## begin
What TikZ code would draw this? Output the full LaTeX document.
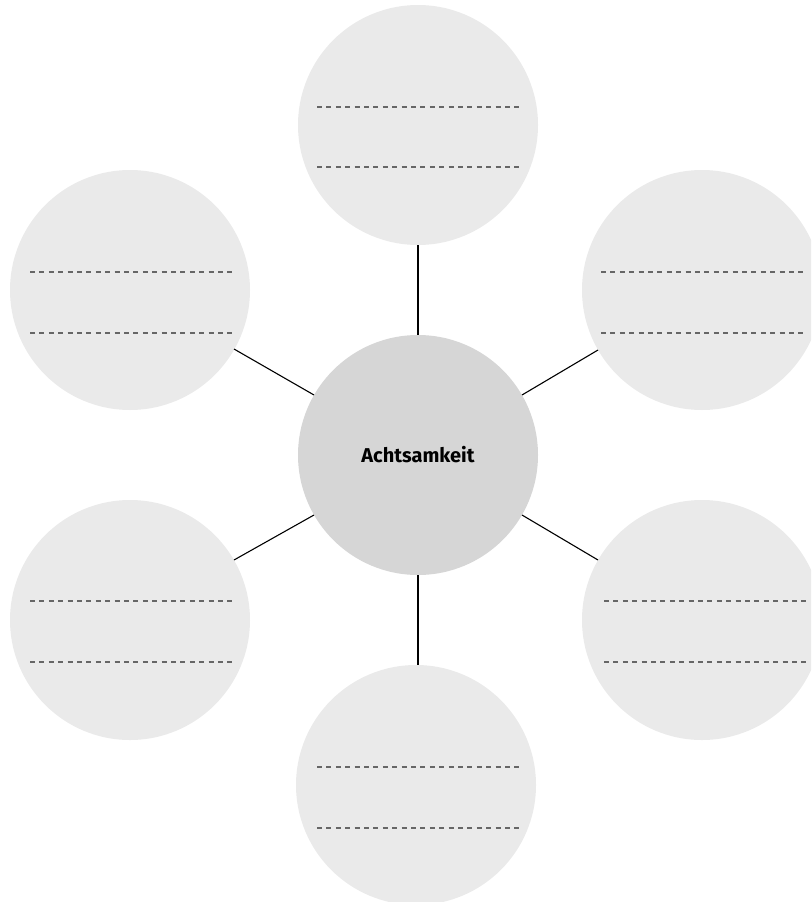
\documentclass[tikz,border=0pt]{standalone}
\usepackage{fontspec}
\setmainfont{Fira Sans}
\begin{document}
\begin{tikzpicture}[x=1pt,y=-1pt,
  outer/.style={circle,fill=outerfill,draw=none,minimum size=240pt,inner sep=0pt},
  inner/.style={circle,fill=innerfill,draw=none,minimum size=240pt,inner sep=0pt,font=\fontsize{20}{24}\selectfont\bfseries},
  link/.style={draw=black,line width=1.1pt},
  wline/.style={draw=linegray,line width=1.1pt,dash pattern=on 5pt off 4.4pt}]
\definecolor{outerfill}{HTML}{EAEAEA}
\definecolor{innerfill}{HTML}{D6D6D6}
\definecolor{linegray}{HTML}{666666}
\useasboundingbox (0,0) rectangle (811,902);
\clip (0,0) rectangle (811,902);
\node[inner] (c) at (418,455) {Achtsamkeit};
\node[outer] (t) at (418,125) {};
\node[outer] (tl) at (130,290) {};
\node[outer] (tr) at (702,290) {};
\node[outer] (bl) at (130,620) {};
\node[outer] (br) at (702,620) {};
\node[outer] (b) at (416,785) {};
\foreach \n/\xa/\xb/\ya/\yb in {t/317/519/107/167, tl/30/232/272/333, tr/601/803/272/333, bl/30/232/601/662, br/604/806/601/662, b/317/519/767/828}{
  \coordinate (\n-a1) at (\xa,\ya);
  \coordinate (\n-a2) at (\xb,\ya);
  \coordinate (\n-b1) at (\xa,\yb);
  \coordinate (\n-b2) at (\xb,\yb);
  \draw[wline] (\n-a1) -- (\n-a2);
  \draw[wline] (\n-b1) -- (\n-b2);
}
\coordinate (c1) at (314,395); \coordinate (tl1) at (234,349);
\coordinate (c2) at (522,395); \coordinate (tr1) at (598,350);
\coordinate (c3) at (314,515); \coordinate (bl1) at (234,560);
\coordinate (c4) at (522,515); \coordinate (br1) at (598,560);
\coordinate (b1) at (418,665);
\draw[link] (c.north) -- (t.south);
\draw[link] (c.south) -- (b1);
\draw[link] (c1) -- (tl1);
\draw[link] (c2) -- (tr1);
\draw[link] (c3) -- (bl1);
\draw[link] (c4) -- (br1);
\end{tikzpicture}
\end{document}
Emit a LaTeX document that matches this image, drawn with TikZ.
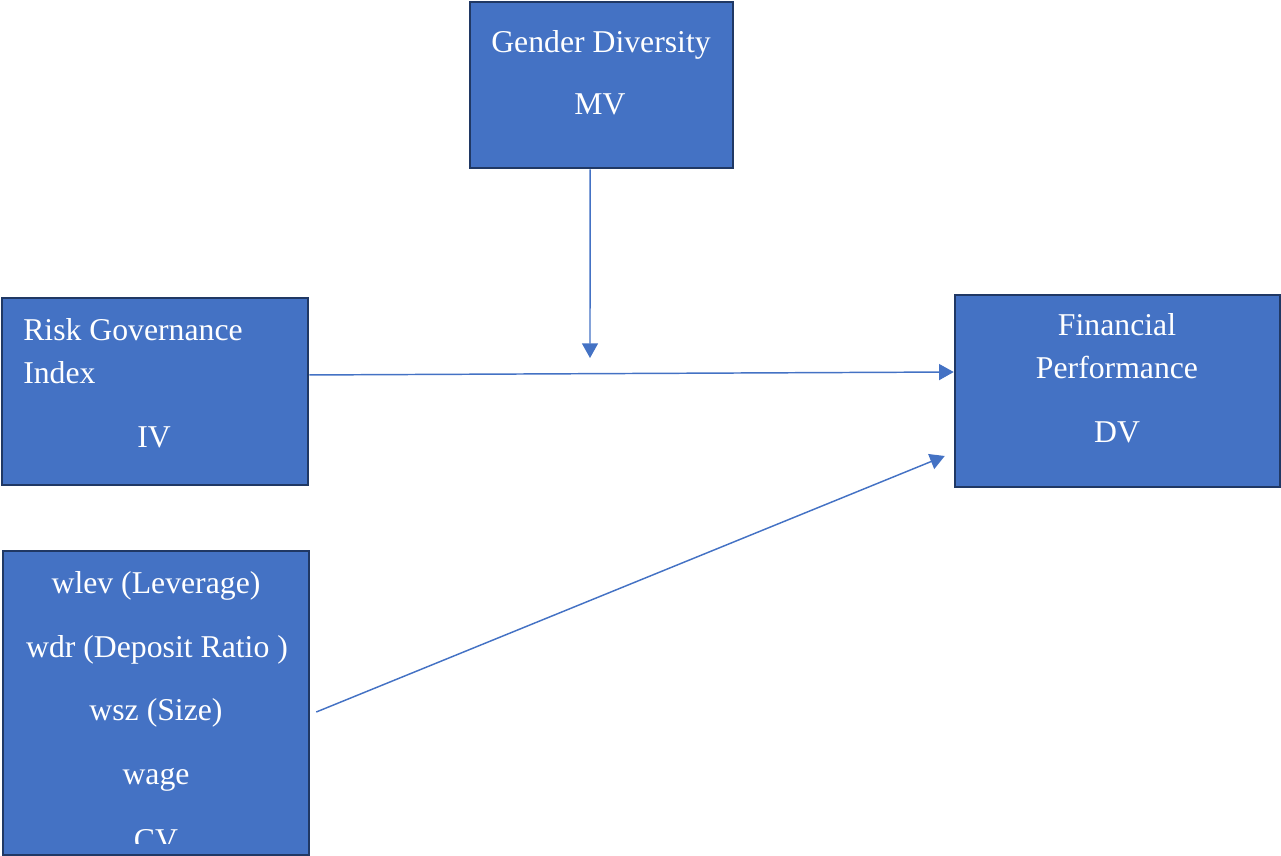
\documentclass[tikz,border=0pt]{standalone}
\usepackage{fontspec}
\setmainfont{Liberation Serif}
\usetikzlibrary{arrows.meta, positioning}
\definecolor{boxblue}{RGB}{68,114,196}
\definecolor{boxedge}{RGB}{32,56,100}

\begin{document}
\begin{tikzpicture}[x=0.75pt, y=-0.75pt,
  var/.style={rectangle, draw=boxedge, fill=boxblue, line width=1.9pt, inner sep=0pt},
  vtext/.style={text=white, font=\fontsize{23.8pt}{28pt}\selectfont, inner sep=0pt, anchor=base},
  arrow/.style={-{Triangle[length=11pt, width=12pt]}, line width=1.1pt, boxblue}
]
\useasboundingbox (0,0) rectangle (1281,856);

\node[var, minimum width=197.25pt, minimum height=124.5pt] (mv) at (601.5,85)  {};
\node[var, minimum width=229.5pt,  minimum height=140.25pt] (iv) at (155,391.5) {};
\node[var, minimum width=243.75pt, minimum height=144pt]    (dv) at (1117.5,391) {};
\node[var, minimum width=229.5pt,  minimum height=228pt]    (cv) at (156,703)   {};

\node[vtext] (mvname) at (601,53)  {Gender Diversity};
\node[vtext] (mvtag)  at (600,114) {MV};

\node[vtext, anchor=base west] (ivname)  at (23,340) {Risk Governance};
\node[vtext, anchor=base west] (ivname2) at (23,383) {Index};
\node[vtext] (ivtag) at (154,447) {IV};

\node[vtext] (dvname)  at (1117,335) {Financial};
\node[vtext] (dvname2) at (1117,378) {Performance};
\node[vtext] (dvtag)   at (1117,442) {DV};

\begin{scope}
  \clip (3,551) rectangle (309,843);
  \node[vtext] (cvlev)  at (156,593) {wlev (Leverage)};
  \node[vtext] (cvdr)   at (157,657) {wdr (Deposit Ratio )};
  \node[vtext] (cvsz)   at (156,720) {wsz (Size)};
  \node[vtext] (cvage)  at (156,784) {wage};
  \node[vtext] (cvtag)  at (156,850) {CV};
\end{scope}

\coordinate (mvend) at (590,358);

\draw[arrow] ([xshift=-8.6pt]mv.south) -- (mvend);
\draw[arrow] ([yshift=12.4pt]iv.east) -- ([yshift=14.25pt]dv.west);
\draw[arrow] ([xshift=4.5pt,yshift=-6.75pt]cv.east) -- ([xshift=-6.75pt,yshift=-48.75pt]dv.west);
\end{tikzpicture}
\end{document}
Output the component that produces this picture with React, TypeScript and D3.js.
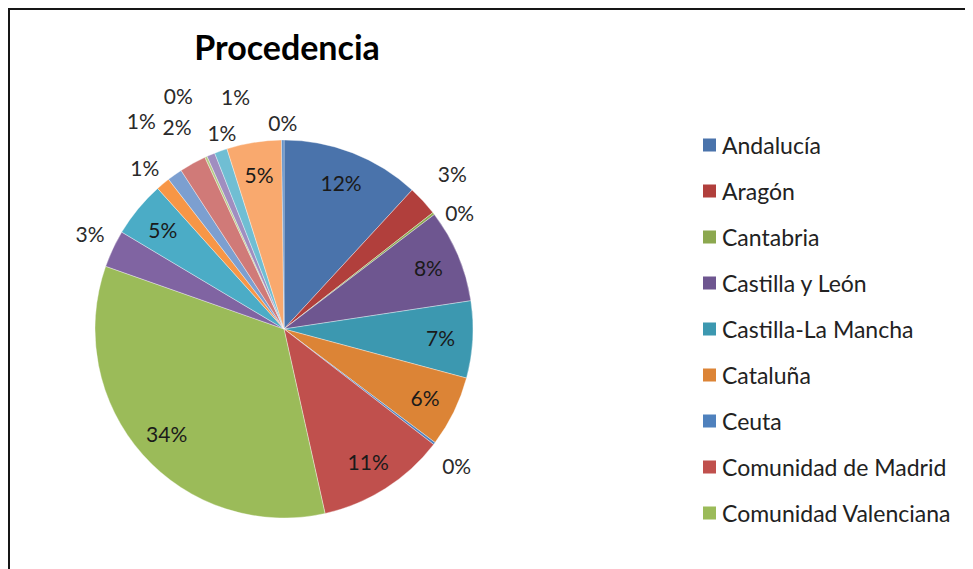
## end
[Work instructions] Retype every entry verbatim and exclude the pictures from the copy.

[Exercise output]
What TikZ code would draw this? Output the full LaTeX document.
\documentclass[tikz,border=0pt]{standalone}
\usepackage{fontspec}
\setmainfont{Fira Sans}
\begin{document}
\begin{tikzpicture}[x=1pt,y=-1pt,
  outer/.style={circle,fill=outerfill,draw=none,minimum size=240pt,inner sep=0pt},
  inner/.style={circle,fill=innerfill,draw=none,minimum size=240pt,inner sep=0pt,font=\fontsize{20}{24}\selectfont\bfseries},
  link/.style={draw=black,line width=1.1pt},
  wline/.style={draw=linegray,line width=1.1pt,dash pattern=on 5pt off 4.4pt}]
\definecolor{outerfill}{HTML}{EAEAEA}
\definecolor{innerfill}{HTML}{D6D6D6}
\definecolor{linegray}{HTML}{666666}
\useasboundingbox (0,0) rectangle (811,902);
\clip (0,0) rectangle (811,902);
\node[inner] (c) at (418,455) {Achtsamkeit};
\node[outer] (t) at (418,125) {};
\node[outer] (tl) at (130,290) {};
\node[outer] (tr) at (702,290) {};
\node[outer] (bl) at (130,620) {};
\node[outer] (br) at (702,620) {};
\node[outer] (b) at (416,785) {};
\foreach \n/\xa/\xb/\ya/\yb in {t/317/519/107/167, tl/30/232/272/333, tr/601/803/272/333, bl/30/232/601/662, br/604/806/601/662, b/317/519/767/828}{
  \coordinate (\n-a1) at (\xa,\ya);
  \coordinate (\n-a2) at (\xb,\ya);
  \coordinate (\n-b1) at (\xa,\yb);
  \coordinate (\n-b2) at (\xb,\yb);
  \draw[wline] (\n-a1) -- (\n-a2);
  \draw[wline] (\n-b1) -- (\n-b2);
}
\coordinate (c1) at (314,395); \coordinate (tl1) at (234,349);
\coordinate (c2) at (522,395); \coordinate (tr1) at (598,350);
\coordinate (c3) at (314,515); \coordinate (bl1) at (234,560);
\coordinate (c4) at (522,515); \coordinate (br1) at (598,560);
\coordinate (b1) at (418,665);
\draw[link] (c.north) -- (t.south);
\draw[link] (c.south) -- (b1);
\draw[link] (c1) -- (tl1);
\draw[link] (c2) -- (tr1);
\draw[link] (c3) -- (bl1);
\draw[link] (c4) -- (br1);
\end{tikzpicture}
\end{document}
Emit a LaTeX document that matches this image, drawn with TikZ.
\documentclass[tikz,border=0pt]{standalone}
\usepackage{fontspec}
\setmainfont{Liberation Serif}
\usetikzlibrary{arrows.meta, positioning}
\definecolor{boxblue}{RGB}{68,114,196}
\definecolor{boxedge}{RGB}{32,56,100}

\begin{document}
\begin{tikzpicture}[x=0.75pt, y=-0.75pt,
  var/.style={rectangle, draw=boxedge, fill=boxblue, line width=1.9pt, inner sep=0pt},
  vtext/.style={text=white, font=\fontsize{23.8pt}{28pt}\selectfont, inner sep=0pt, anchor=base},
  arrow/.style={-{Triangle[length=11pt, width=12pt]}, line width=1.1pt, boxblue}
]
\useasboundingbox (0,0) rectangle (1281,856);

\node[var, minimum width=197.25pt, minimum height=124.5pt] (mv) at (601.5,85)  {};
\node[var, minimum width=229.5pt,  minimum height=140.25pt] (iv) at (155,391.5) {};
\node[var, minimum width=243.75pt, minimum height=144pt]    (dv) at (1117.5,391) {};
\node[var, minimum width=229.5pt,  minimum height=228pt]    (cv) at (156,703)   {};

\node[vtext] (mvname) at (601,53)  {Gender Diversity};
\node[vtext] (mvtag)  at (600,114) {MV};

\node[vtext, anchor=base west] (ivname)  at (23,340) {Risk Governance};
\node[vtext, anchor=base west] (ivname2) at (23,383) {Index};
\node[vtext] (ivtag) at (154,447) {IV};

\node[vtext] (dvname)  at (1117,335) {Financial};
\node[vtext] (dvname2) at (1117,378) {Performance};
\node[vtext] (dvtag)   at (1117,442) {DV};

\begin{scope}
  \clip (3,551) rectangle (309,843);
  \node[vtext] (cvlev)  at (156,593) {wlev (Leverage)};
  \node[vtext] (cvdr)   at (157,657) {wdr (Deposit Ratio )};
  \node[vtext] (cvsz)   at (156,720) {wsz (Size)};
  \node[vtext] (cvage)  at (156,784) {wage};
  \node[vtext] (cvtag)  at (156,850) {CV};
\end{scope}

\coordinate (mvend) at (590,358);

\draw[arrow] ([xshift=-8.6pt]mv.south) -- (mvend);
\draw[arrow] ([yshift=12.4pt]iv.east) -- ([yshift=14.25pt]dv.west);
\draw[arrow] ([xshift=4.5pt,yshift=-6.75pt]cv.east) -- ([xshift=-6.75pt,yshift=-48.75pt]dv.west);
\end{tikzpicture}
\end{document}
Output the component that produces this picture with React, TypeScript and D3.js.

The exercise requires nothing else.